La Russia continuerà a difendere La Siria ed i suoi interessi nel Levante, ma  in Ucraina ci sarà un condominio e in Siria troveranno la quadratura del cerchio che potrebbe essere l’affrancamento del Libano dalla influenza  del potente vicino.  Cercherà di penetrare in occidente per acquisire investimenti e Know how per sviluppare infrastrutture decisive per uscire di minorità.

Durante la guerra mondiale, l’Iran venne trasformato in una zona di influenza anglo-russa. Adesso sarà russo-americana  e lo stesso avverrà in Ucraina. Con frange di subappalto alla Germania.che costituirà la variabile “indipendente” della Nuova Yalta in entrambi i casi. Servo no capitali e la Germania li ha. In cambio avrà un nuovo ruolo nella politica internazionale, come lo ha avuto entrando nel gruppo 5+1 del negoziato nucleare iraniano.

Complimenti ad Obama che è riuscito ad aprirsi un mercato potenzialmente importante  e ricco come l’Iran ed acquisire una significativa partecipazione in Ucraina giusto in tempo prima delle elezioni di mezzo termine che si terranno a novembre.

Ha fatto progredire l’economia USA ( fattore decisivo) e i diritti umani ( fattore importante propagandisticamente) senza impiego della forza.

Complimenti anche a Putin che ha evitato la rozza  tentazione interventista e che adesso lancerà una nuova politica estera ed economica  che potrebbe far uscire il suo paese dallo stato di minorità economica in cui si trova.

Uno studioso americano ha recentemente scritto che la Russia ha tre assets: l’armamento nucleare, la rete relazionale estera ex KGB e le risorse minerarie, ma se si togliessero questi tre elementi, avrebbe un PIL pari a quello italiano.

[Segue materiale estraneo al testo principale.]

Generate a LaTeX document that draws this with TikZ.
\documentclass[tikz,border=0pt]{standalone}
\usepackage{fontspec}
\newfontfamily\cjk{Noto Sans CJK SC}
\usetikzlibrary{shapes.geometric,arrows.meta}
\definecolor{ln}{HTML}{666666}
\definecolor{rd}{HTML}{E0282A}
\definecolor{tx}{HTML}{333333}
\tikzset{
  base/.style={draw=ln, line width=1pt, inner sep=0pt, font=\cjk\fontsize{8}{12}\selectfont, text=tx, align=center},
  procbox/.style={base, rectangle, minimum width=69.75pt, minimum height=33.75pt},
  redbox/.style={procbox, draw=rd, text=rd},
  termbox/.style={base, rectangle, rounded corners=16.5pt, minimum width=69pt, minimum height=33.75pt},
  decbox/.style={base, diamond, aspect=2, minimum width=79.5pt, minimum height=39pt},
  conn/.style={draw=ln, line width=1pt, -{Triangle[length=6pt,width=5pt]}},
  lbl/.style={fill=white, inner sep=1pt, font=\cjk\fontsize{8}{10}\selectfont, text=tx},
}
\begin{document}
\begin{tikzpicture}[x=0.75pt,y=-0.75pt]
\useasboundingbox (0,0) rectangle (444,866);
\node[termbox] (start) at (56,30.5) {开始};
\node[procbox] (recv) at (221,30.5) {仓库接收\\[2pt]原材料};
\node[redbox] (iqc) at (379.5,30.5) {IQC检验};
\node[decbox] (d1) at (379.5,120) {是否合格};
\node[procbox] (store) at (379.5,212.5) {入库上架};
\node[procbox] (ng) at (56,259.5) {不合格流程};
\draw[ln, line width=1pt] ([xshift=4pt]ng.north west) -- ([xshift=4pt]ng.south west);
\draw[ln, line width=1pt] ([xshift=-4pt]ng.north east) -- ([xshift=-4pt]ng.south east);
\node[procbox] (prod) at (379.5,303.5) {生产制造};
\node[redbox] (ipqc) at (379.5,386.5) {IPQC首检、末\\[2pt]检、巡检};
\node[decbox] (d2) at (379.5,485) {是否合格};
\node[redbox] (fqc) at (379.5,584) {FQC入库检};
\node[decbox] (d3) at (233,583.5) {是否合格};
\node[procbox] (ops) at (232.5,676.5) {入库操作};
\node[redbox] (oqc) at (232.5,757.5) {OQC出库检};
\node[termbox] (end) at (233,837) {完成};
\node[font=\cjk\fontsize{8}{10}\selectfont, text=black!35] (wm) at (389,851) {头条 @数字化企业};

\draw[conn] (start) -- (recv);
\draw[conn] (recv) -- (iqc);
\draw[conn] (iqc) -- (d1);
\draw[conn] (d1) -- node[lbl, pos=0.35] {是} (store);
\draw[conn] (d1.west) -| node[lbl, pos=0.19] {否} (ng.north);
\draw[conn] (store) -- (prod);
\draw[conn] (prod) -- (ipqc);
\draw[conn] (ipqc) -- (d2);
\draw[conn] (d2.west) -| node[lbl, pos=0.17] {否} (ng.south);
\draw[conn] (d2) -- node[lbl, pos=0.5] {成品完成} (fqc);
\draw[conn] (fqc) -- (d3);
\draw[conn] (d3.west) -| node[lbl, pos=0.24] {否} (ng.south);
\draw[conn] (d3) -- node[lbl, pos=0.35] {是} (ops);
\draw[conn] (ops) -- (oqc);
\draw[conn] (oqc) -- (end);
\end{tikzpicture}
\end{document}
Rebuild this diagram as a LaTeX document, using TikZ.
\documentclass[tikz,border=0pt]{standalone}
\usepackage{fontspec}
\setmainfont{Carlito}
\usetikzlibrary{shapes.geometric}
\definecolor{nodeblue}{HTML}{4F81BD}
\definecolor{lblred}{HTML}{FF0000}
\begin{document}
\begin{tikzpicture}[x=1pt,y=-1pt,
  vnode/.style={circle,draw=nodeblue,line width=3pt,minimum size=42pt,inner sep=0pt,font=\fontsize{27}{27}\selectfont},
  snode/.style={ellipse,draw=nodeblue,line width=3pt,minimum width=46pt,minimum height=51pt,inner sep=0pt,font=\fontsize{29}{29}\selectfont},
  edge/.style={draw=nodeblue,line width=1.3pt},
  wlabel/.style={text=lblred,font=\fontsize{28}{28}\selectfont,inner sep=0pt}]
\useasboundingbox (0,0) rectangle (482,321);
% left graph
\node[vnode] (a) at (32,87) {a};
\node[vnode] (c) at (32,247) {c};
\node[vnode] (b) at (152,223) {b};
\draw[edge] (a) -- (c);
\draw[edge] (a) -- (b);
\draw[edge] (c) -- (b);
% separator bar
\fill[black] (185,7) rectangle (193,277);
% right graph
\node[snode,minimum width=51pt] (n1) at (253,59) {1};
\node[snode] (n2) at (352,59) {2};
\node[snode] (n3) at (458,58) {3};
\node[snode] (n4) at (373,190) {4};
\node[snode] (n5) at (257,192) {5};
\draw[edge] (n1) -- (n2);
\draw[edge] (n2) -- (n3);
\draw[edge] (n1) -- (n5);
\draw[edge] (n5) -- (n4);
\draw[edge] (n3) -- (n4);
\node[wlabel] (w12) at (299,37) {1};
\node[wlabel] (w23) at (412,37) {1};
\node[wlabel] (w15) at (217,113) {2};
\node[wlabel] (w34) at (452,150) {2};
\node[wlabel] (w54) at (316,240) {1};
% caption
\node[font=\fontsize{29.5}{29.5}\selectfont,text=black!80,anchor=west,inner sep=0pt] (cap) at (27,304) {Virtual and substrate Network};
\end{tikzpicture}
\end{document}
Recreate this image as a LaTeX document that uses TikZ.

Putin sembra averlo capito ed essere deciso a fare meglio.

Obama ha invece usato il montaggio propagandistico israeliano e saudita contro l’Iran e la Siria per lasciar crescere la tensione e presentarsi poi  all’appuntamento elettorale come colui che ha evitato la guerra e allargato i mercati sia interno ( col quantitative easing) che esterno ( col recupero dell’Iran e in parte dell’Ucraina).

La sfida resta, ma si trasferisce in politica.